A nonprofit’s effort to improve Massachusetts' struggling child welfare system hit another roadblock this week with an appeals court decision that closed the door on an effort to get the federal court to oversee reform.

The court on Dec. 15 upheld a lower court decision dismissing a lawsuit filed against the Massachusetts Department of Children and Families. Chief Judge Sandra Lynch of the US First Circuit Court of Appeals wrote in the 40-page decision that a district court judge – while pointing out major deficiencies in the child welfare system – was correct in dismissing the suit filed by the New York-based national advocacy organization, Children’s Rights.

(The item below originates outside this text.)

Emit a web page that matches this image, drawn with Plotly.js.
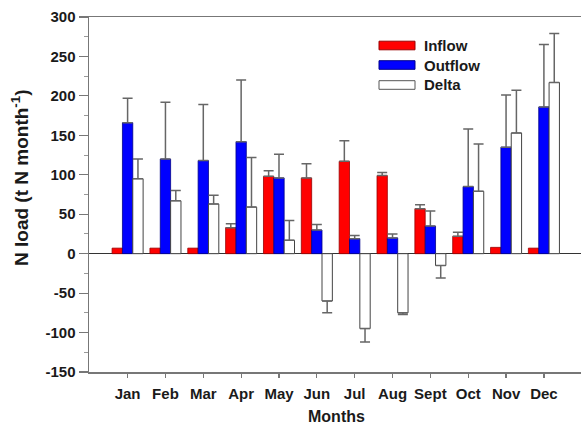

“The plaintiffs have articulated convincing moral arguments that Massachusetts should do better. But they have not established, based on the facts, that there have been constitutional violations as to the class of foster children, so they are not entitled to an injunction or federal court oversight,’’ Lynch wrote in the ruling. “Improvements in the system must come through the normal state political processes. The problems are now for the Governor and legislature of Massachusetts to resolve.”

Massachusetts Attorney General Martha Coakley, who defended DCF in the suit, agreed with the ruling, saying the "one size-fits-all approach pushed in this lawsuit is not right for Massachusetts.”

However, she said, much more work is needed to improve the troubled system. “Now it is up to the next administration to put in place the needed reforms and resources to better protect kids in our foster system and throughout DCF,’’ she said. “There is no more important task facing our next Governor.”

The Children’s Right class action lawsuit – which alleged that the state’s about 8,500 foster care children faced added harm -- became a heated issue in the latest gubernatorial race between Coakley, the former Democratic candidate, and Gov.-elect Charlie Baker.

Problems in the system also were highlighted by a New England Center for Investigative Reporting story -- debated in the campaign -- that focused on dozens of Massachusetts children whose deaths were linked to abuse or neglect and whose cases were overseen by state social workers.

Indeed, Baker now sits in the hot seat to figure out how to make it safer for children under state care. Sara Bartosz, lead counsel for Children's Rights said she was “obviously disappointed’’ with the court ruling – and also pointed to the Baker administration to initiate reforms.